EDÉSIO ADORNO
Em um breve relato de despedida, o ator Flavio Migliaccio escreveu: “Me desculpem, mas não deu mais. A velhice neste país é o caos como tudo agora. A humanidade não deu certo. Eu tive a impressão que foram 85 anos jogados fora num país como este. E com este tipo de gente que acabei encontrando. Cuidem das crianças de hoje!”
Como interpretar essa dura manifestação? Para entender o sentimento de frustração do ator global não é preciso fazer nenhum grande esforço intelectual.
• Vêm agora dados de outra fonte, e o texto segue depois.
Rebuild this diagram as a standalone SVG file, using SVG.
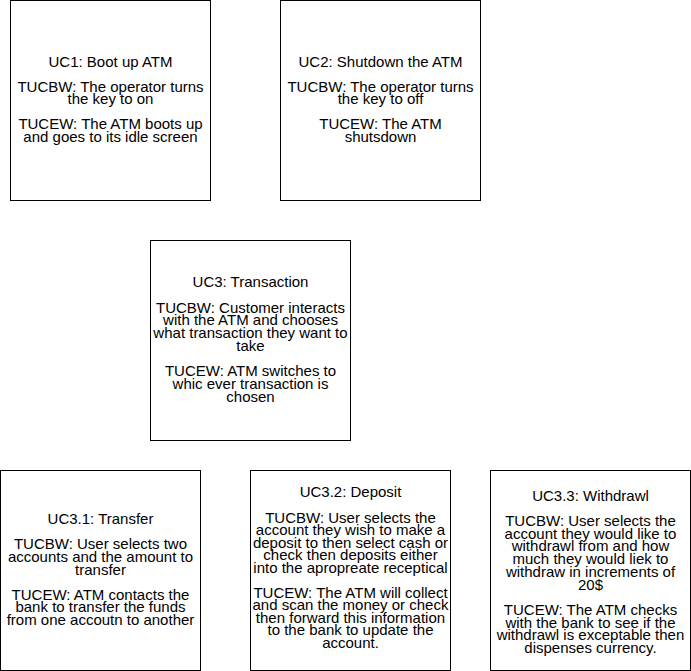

A realidade do idoso no Brasil é visível a olho nu. Excluído do mercado de trabalho, desprezado pela família, ignorado pela sociedade e castigado pelos governos, o idoso se torna invisível, incomodo, inútil e desnecessário. Na ‘melhor idade’, o viver é uma quimera.
Nunca vamos conseguir mergulhar no amago de Flavio Migliaccio para entender suas razões para pedir a antecipação da última viagem. As pistas, no entanto, estão aí. Ele pediu desculpas pelo ato extremo, mas entendia que “não dava mais”. Que o manifesto de Flavio não sirva de estimulo para atitudes semelhantes. A utilidade dessa carta está na defesa da vida. “Cuidem das crianças de hoje”.
O problema é que as crianças de hoje serão os idosos do futuro. Que os idosos do futuro tenham o respeito que falta aos idosos da atualidade. Acho que essa foi a mensagem de Flavio, que deixou o tablado para entrar para a história.